We have a situation where one of our products is a 32-bit app, but needs to communicate with instruments via 64-bit COM control (which wraps a 64-bit device driver). For various reasons, we don't want to compile this app as a 64-bit app, but we DO want to run it on a 64-bit OS. Since the drivers and COM control must be 64-bit to work, what are our options for accessing them from the 32-bit side?

Can anyone point me in the right direction on this?

Thanks

Curtis

+1  A: 

I don't think there is a simple solution. A 32-bit application cannot make calls into a 64-bit DLL (or vice versa). One solution often mentioned is to use some kind of IPC (interprocess communication) to make calls on behalf of the application into the DLL. It would be a kind of IPC thunking layer.

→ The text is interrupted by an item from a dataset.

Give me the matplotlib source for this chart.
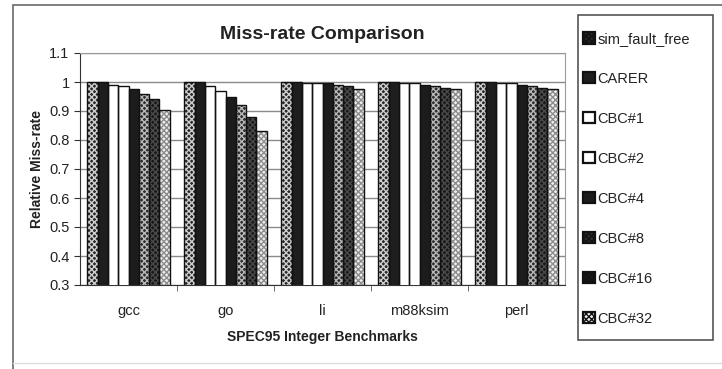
import numpy as np
import matplotlib.pyplot as plt
from matplotlib.patches import Rectangle, Patch

plt.rcParams['font.family'] = ['Liberation Sans', 'DejaVu Sans']
plt.rcParams['hatch.linewidth'] = 1.0

benchmarks = ["gcc", "go", "li", "m88ksim", "perl"]
schemes = ["sim_fault_free", "CARER", "CBC#1", "CBC#2", "CBC#4", "CBC#8", "CBC#16", "CBC#32"]

# relative miss-rate per benchmark, one list per scheme
sim_fault_free = [1.0, 1.0, 1.0, 1.0, 1.0]
carer = [1.0, 1.0, 1.0, 1.0, 1.0]
cbc1 = [0.99, 0.985, 0.995, 0.995, 0.995]
cbc2 = [0.985, 0.97, 0.995, 0.995, 0.995]
cbc4 = [0.975, 0.95, 0.995, 0.99, 0.99]
cbc8 = [0.96, 0.92, 0.99, 0.985, 0.985]
cbc16 = [0.94, 0.88, 0.985, 0.98, 0.98]
cbc32 = [0.905, 0.83, 0.975, 0.975, 0.975]
series = [sim_fault_free, carer, cbc1, cbc2, cbc4, cbc8, cbc16, cbc32]

# (face colour, hatch colour, hatch) for each scheme
styles = [
    ("#262626", "#cfcfcf", "xxxxxx"),
    ("#1e1e1e", "#1e1e1e", None),
    ("#ffffff", "#ffffff", None),
    ("#ffffff", "#ffffff", None),
    ("#1c1c1c", "#1c1c1c", None),
    ("#2c2c2c", "#b8b8b8", "xxxxxx"),
    ("#181818", "#4a4a4a", "xxxxxx"),
    ("#eeeeee", "#8c8c8c", "xxxxxx"),
]

fig = plt.figure(figsize=(7.22, 3.69), dpi=100)

# outer chart border
fig.patches.append(Rectangle((13 / 722, -0.05), 0.99, 1 - 5 / 369 + 0.05,
                             transform=fig.transFigure, fill=False,
                             edgecolor="#6a6a6a", linewidth=1.2))
fig.add_artist(plt.Line2D([13 / 722, 1], [1 - 363 / 369] * 2, transform=fig.transFigure,
                          color="#dddddd", linewidth=1))

# legend box drawn separately so its padding can differ per side
fig.patches.append(Rectangle((578 / 722, 1 - 340 / 369), 135 / 722, 325 / 369,
                             transform=fig.transFigure, fill=False,
                             edgecolor="#555555", linewidth=1.2))

ax = fig.add_axes([80 / 722, 1 - 285 / 369, 485 / 722, 232 / 369])

x = np.arange(len(benchmarks))
width = 0.106
offsets = (np.arange(len(schemes)) - (len(schemes) - 1) / 2) * width

for i, vals in enumerate(series):
    face, hcol, hatch = styles[i]
    ax.bar(x + offsets[i], vals, width, color=face, edgecolor=hcol, hatch=hatch,
           linewidth=0, zorder=3)
    ax.bar(x + offsets[i], vals, width, fill=False, edgecolor="#111111",
           linewidth=1.0, zorder=4)

ax.set_ylim(0.3, 1.1)
ax.set_xlim(-0.5, len(benchmarks) - 0.5)
ax.set_yticks(np.arange(0.3, 1.11, 0.1))
ax.set_yticklabels(["0.3", "0.4", "0.5", "0.6", "0.7", "0.8", "0.9", "1", "1.1"])
ax.yaxis.grid(True, color="#8a8a8a", linewidth=1, zorder=0)
ax.set_axisbelow(True)

ax.set_xticks(x)
ax.set_xticklabels(benchmarks)
ax.set_xticks(np.arange(0.5, len(benchmarks) - 0.5, 1), minor=True)
ax.tick_params(axis="x", which="major", length=0, pad=14, labelsize=10.5, labelcolor="#222222")
ax.tick_params(axis="x", which="minor", length=4, direction="out", color="#555555")
ax.tick_params(axis="y", length=4, direction="out", labelsize=10.5, labelcolor="#222222",
               color="#333333")

for side in ["top", "right"]:
    ax.spines[side].set_color("#9a9a9a")
    ax.spines[side].set_linestyle((0, (2, 1)))
ax.spines["left"].set_color("#333333")
ax.spines["bottom"].set_color("#333333")

ax.set_title("Miss-rate Comparison", fontsize=14, fontweight="bold", color="#222222", pad=10)
ax.set_ylabel("Relative Miss-rate", fontsize=10, fontweight="bold", color="#222222", labelpad=4)
ax.set_xlabel("SPEC95 Integer Benchmarks", fontsize=10, fontweight="bold", color="#222222",
              labelpad=8)

handles = []
for face, hcol, hatch in styles:
    handles.append(Patch(facecolor=face, edgecolor="#111111", hatch=hatch, linewidth=1.6))
leg = fig.legend(handles, schemes, loc="upper left", bbox_to_anchor=(583 / 722, 1 - 32 / 369),
                 frameon=False, fontsize=10.5,
                 handlelength=0.8, handleheight=0.8, handletextpad=0.2, labelspacing=1.78,
                 borderpad=0, borderaxespad=0)
for t in leg.get_texts():
    t.set_color("#222222")

fig.savefig("out.png", dpi=100)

In your case, you would need a "small" 64-bit application to actually make calls into the 64-bit COM control object and communicate the results back to the 32-bit application. It would probably not be a simple solution.

Mark Wilkins
+5  A: 

May work fairly directly, as long as the COM interface only uses types which can be automatically marshaled by the COM subsystem (eg: automation compatible).

You will need to make sure the other COM object is running in it's own process space; if it's not designed to do so, putting it inside a [server type] COM+ application should suffice.

If the interface parameters cannot be automatically marshaled, or the COM object cannot run out-of-process for whatever reason, you will need an interstitial module (which can be another COM object) which meets those requirements. However, it's much easier to make this scenario work than a simple DLL, so you're ahead of the game.